Given instruction:
Find every line with the string "this" in it, count them, and reply with that count only.

** START **

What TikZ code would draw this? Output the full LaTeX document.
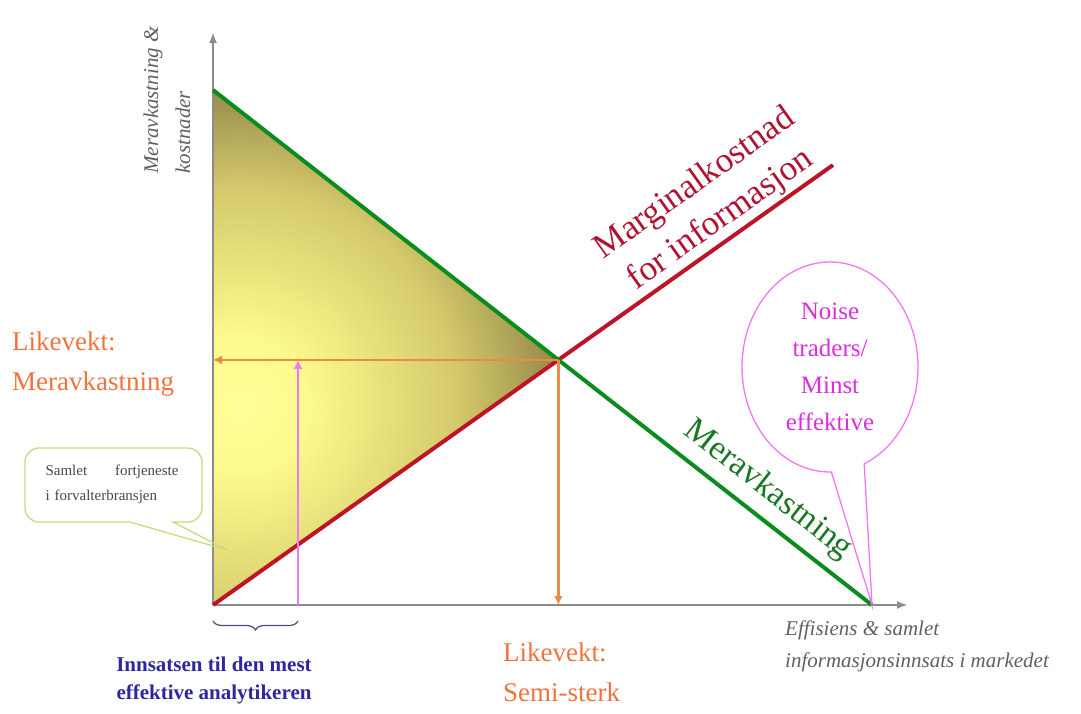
\documentclass[tikz,border=0pt]{standalone}
\usepackage{fontspec}
\setmainfont{Liberation Serif}
\usetikzlibrary{arrows.meta,shapes.callouts,decorations.pathreplacing}
\definecolor{axisgray}{RGB}{140,140,140}
\definecolor{labgray}{RGB}{95,95,100}
\definecolor{grn}{RGB}{10,140,30}
\definecolor{grntext}{RGB}{25,120,35}
\definecolor{redl}{RGB}{190,20,40}
\definecolor{redtext}{RGB}{175,20,50}
\definecolor{orl}{RGB}{235,140,70}
\definecolor{ortext}{RGB}{240,115,60}
\definecolor{magl}{RGB}{240,120,240}
\definecolor{magtext}{RGB}{220,45,220}
\definecolor{bluetext}{RGB}{45,40,160}
\definecolor{bracecol}{RGB}{70,80,120}
\definecolor{calloutl}{RGB}{205,215,130}
\definecolor{callouttext}{RGB}{70,70,80}
\pgfdeclareradialshading{glow}{\pgfpoint{0bp}{0bp}}{rgb(0bp)=(1,1,0.6); rgb(5bp)=(0.99,0.98,0.55); rgb(16bp)=(0.83,0.79,0.42); rgb(24bp)=(0.57,0.52,0.28); rgb(31bp)=(0.40,0.37,0.19); rgb(50bp)=(0.40,0.37,0.19)}
\begin{document}
\begin{tikzpicture}[x=1pt,y=-1pt,
  axis/.style={draw=axisgray, line width=2pt, -{Latex[length=11pt,width=8pt]}},
  grline/.style={draw=grn, line width=4pt},
  rdline/.style={draw=redl, line width=4pt},
  orarrow/.style={draw=orl, line width=2.5pt, -{Latex[length=9pt,width=9pt]}},
  mgarrow/.style={draw=magl, line width=2.5pt, -{Latex[length=9pt,width=9pt]}},
  orlabel/.style={inner sep=0pt, text=ortext, align=left, font=\fontsize{27}{40}\selectfont},
  axlabel/.style={inner sep=0pt, text=labgray, align=left, font=\itshape\fontsize{21}{32}\selectfont},
]
\useasboundingbox (0,0) rectangle (1081,713);
\coordinate (O) at (213,605);
\coordinate (Ytop) at (213,32);
\coordinate (Xend) at (908,605);
\coordinate (G0) at (213,90);
\coordinate (G1) at (872,605);
\coordinate (R1) at (833,165);
\coordinate (E) at (intersection of G0--G1 and O--R1);
\coordinate (P) at (298,605);
\coordinate (BL) at (213,621);
\coordinate (BR) at (298,621);
\coordinate (tipS) at (227,550);

% shaded triangle
\begin{scope}
  \clip (G0) -- (E) -- (O) -- cycle;
  \shade[shading=glow] (-100,65) rectangle (580,745);
\end{scope}

% axes
\draw[axis] (O) -- (Ytop);
\draw[axis] (O) -- (Xend);

% lines
\draw[rdline] (O) -- (R1);
\draw[grline] (G0) -- (G1);

% equilibrium arrows
\draw[orarrow] (E) -- (E -| O);
\draw[orarrow] (E) -- (E |- O);
\draw[mgarrow] (P) -- (P |- E);

% brace
\draw[draw=bracecol, line width=1.2pt, decorate, decoration={brace, amplitude=9pt, mirror}] (BL) -- (BR);

% labels
\node[axlabel, rotate=90, anchor=west] (ylab) at (167,174) {Meravkastning \&\\kostnader};
\node[axlabel, anchor=west] (xlab) at (785,646) {Effisiens \& samlet\\informasjonsinnsats i markedet};

\node[orlabel, anchor=west] (lmer) at (12,364) {Likevekt:\\Meravkastning};
\node[orlabel, anchor=west] (lsemi) at (503,672) {Likevekt:\\Semi-sterk};

\node[inner sep=0pt, text=bluetext, align=center, font=\bfseries\fontsize{21}{28}\selectfont] (innsats) at (214,680) {Innsatsen til den mest\\effektive analytikeren};

\node[inner sep=0pt, text=redtext, align=center, rotate=35.4, font=\fontsize{35}{44}\selectfont] (marg) at (708,202) {Marginalkostnad\\for informasjon};
\node[inner sep=0pt, text=grntext, rotate=-38, font=\fontsize{34}{40}\selectfont] (merav) at (768,490) {Meravkastning};

% noise traders callout
\node[ellipse callout, draw=magl, line width=1.3pt, minimum width=176pt, minimum height=210pt,
      callout absolute pointer={(G1)}, callout pointer arc=22, inner sep=0pt,
      text=magtext, align=center, font=\fontsize{25}{37}\selectfont] (noise) at (830,367)
      {Noise\\traders/\\Minst\\effektive};

% samlet fortjeneste callout
\draw[draw=calloutl, line width=1.3pt] (130,522) [rounded corners=14pt] -- (25,522) -- (25,448) -- (202,448) -- (202,522) [sharp corners] -- (173,522) -- (tipS) -- cycle;
\node[inner sep=0pt, text width=133pt, align=left, text=callouttext, font=\fontsize{15}{25}\selectfont] (samlet) at (112,484) {Samlet\hfill fortjeneste\\i forvalterbransjen};
\end{tikzpicture}
\end{document}
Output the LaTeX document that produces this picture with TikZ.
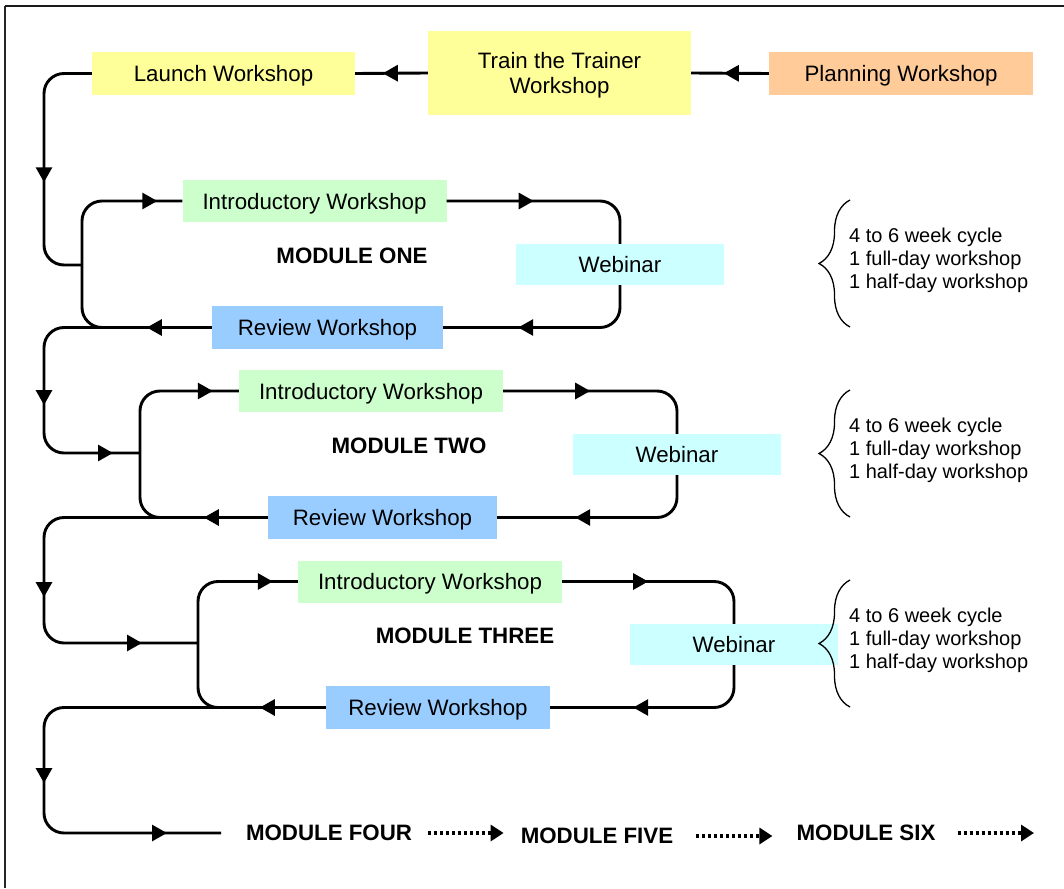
\documentclass[tikz,border=0pt]{standalone}
\usepackage{fontspec}
\setmainfont{Liberation Sans}
\usetikzlibrary{arrows.meta,decorations.markings,decorations.pathreplacing}
\definecolor{cyel}{HTML}{FFFF99}
\definecolor{corg}{HTML}{FFCC99}
\definecolor{cgrn}{HTML}{CCFFCC}
\definecolor{ccyn}{HTML}{CCFFFF}
\definecolor{cblu}{HTML}{99CCFF}
\begin{document}
\begin{tikzpicture}[x=1pt,y=-1pt,
  box/.style={rectangle,inner sep=0pt,align=center,text depth=0pt,font=\fontsize{22.3}{25}\selectfont},
  yelbox/.style={box,fill=cyel},
  orgbox/.style={box,fill=corg},
  intbox/.style={box,fill=cgrn,minimum width=264pt,minimum height=42pt},
  webbox/.style={box,fill=ccyn,minimum width=208pt,minimum height=41pt},
  revbox/.style={box,fill=cblu,minimum height=43pt},
  modlabel/.style={inner sep=0pt,font=\fontsize{22.3}{25}\selectfont\bfseries},
  flow/.style={line width=2.9pt,rounded corners=20pt},
  tip/.style={postaction={decorate,decoration={markings,mark=at position #1 with {\arrow{Triangle[length=15pt,width=16pt]}}}}},
  dotarrow/.style={line width=3.2pt,dash pattern=on 3pt off 3pt,-{Triangle[length=13pt,width=16pt]}},
  brc/.style={decorate,decoration={brace,amplitude=31pt},line width=1.3pt},
  notes/.style={anchor=west,align=left,inner sep=0pt,font=\fontsize{20}{23}\selectfont}
]
\useasboundingbox (0,0) rectangle (1064,888);
% frame
\draw[line width=1.3pt,black!85] (5,888) -- (5,6);
\draw[line width=1.8pt,black!90] (5,6) -- (1064,6);

% top row
\node[yelbox,minimum width=263pt,minimum height=43pt] (launch) at (223.5,73.5) {Launch Workshop};
\node[yelbox,minimum width=263pt,minimum height=84pt] (train) at (559.5,73) {Train the Trainer\\Workshop};
\node[orgbox,minimum width=264pt,minimum height=43pt] (plan) at (901,73.5) {Planning Workshop};
\draw[flow,tip=45pt] (plan.west) -- (train.east);
\draw[flow,tip=45pt] (train.west) -- (launch.east);

% module one
\node[intbox] (intro1) at (314.5,201) {Introductory Workshop};
\node[webbox] (web1) at (620,264.5) {Webinar};
\node[revbox,minimum width=231pt] (rev1) at (327.5,327.5) {Review Workshop};
\node[modlabel] (mod1) at (352,256) {MODULE ONE};
\coordinate (L1) at (82,265);
\coordinate (c1) at (44,265);
\draw[flow,tip=87pt] (intro1.east) -| (web1.north);
\draw[flow,tip=-75pt] (web1.south) |- (rev1.east);
\draw[flow,tip=65pt,tip=-25pt] (rev1.west) -| (L1) |- (intro1.west);
\draw[flow,tip=148pt] (launch.west) -| (c1) -- (L1);

% module two
\node[intbox] (intro2) at (371,391) {Introductory Workshop};
\node[webbox] (web2) at (677,454.5) {Webinar};
\node[revbox,minimum width=229pt] (rev2) at (382.5,517.5) {Review Workshop};
\node[modlabel] (mod2) at (409,446) {MODULE TWO};
\coordinate (L2) at (140,453);
\coordinate (c2) at (44,453);
\coordinate (X1) at (120,327.5);
\draw[flow,tip=87pt] (intro2.east) -| (web2.north);
\draw[flow,tip=-78pt] (web2.south) |- (rev2.east);
\draw[flow,tip=64pt,tip=-26pt] (rev2.west) -| (L2) |- (intro2.west);
\draw[flow,tip=145pt,tip=-27pt] (X1) -| (c2) -- (L2);

% module three
\node[intbox] (intro3) at (430,581.5) {Introductory Workshop};
\node[webbox] (web3) at (734,644.5) {Webinar};
\node[revbox,minimum width=224pt] (rev3) at (438,707.5) {Review Workshop};
\node[modlabel] (mod3) at (465,636) {MODULE THREE};
\coordinate (L3) at (198,643);
\coordinate (c3) at (44,643);
\coordinate (X2) at (178,517.5);
\draw[flow,tip=86pt] (intro3.east) -| (web3.north);
\draw[flow,tip=-83pt] (web3.south) |- (rev3.east);
\draw[flow,tip=66pt,tip=-25pt] (rev3.west) -| (L3) |- (intro3.west);
\draw[flow,tip=205pt,tip=-56pt] (X2) -| (c3) -- (L3);

% to module four
\coordinate (X3) at (236,707.5);
\coordinate (c4) at (44,833);
\coordinate (E4) at (221,833);
\draw[flow,tip=259pt,tip=-54pt] (X3) -| (c4) -- (E4);

% bottom row
\node[modlabel] (m4) at (329,833) {MODULE FOUR};
\node[modlabel] (m5) at (597,836) {MODULE FIVE};
\node[modlabel] (m6) at (866,833) {MODULE SIX};
\coordinate (end6) at (1034,833);
\draw[dotarrow,shorten <=16pt,shorten >=17pt] (m4.east) -- (m4.east -| m5.west);
\draw[dotarrow,shorten <=23pt,shorten >=24pt] (m5.east) -- (m5.east -| m6.west) ;
\draw[dotarrow,shorten <=22pt] (m6.east) -- (end6);

% braces and notes
\draw[brc] (850,327) -- (850,200);
\draw[brc] (850,517) -- (850,390);
\draw[brc] (850,707) -- (850,580);
\node[notes] (n1) at (849,260) {4 to 6 week cycle\\1 full-day workshop\\1 half-day workshop};
\node[notes] (n2) at (849,450) {4 to 6 week cycle\\1 full-day workshop\\1 half-day workshop};
\node[notes] (n3) at (849,640) {4 to 6 week cycle\\1 full-day workshop\\1 half-day workshop};
\end{tikzpicture}
\end{document}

** END **

Full answer:
2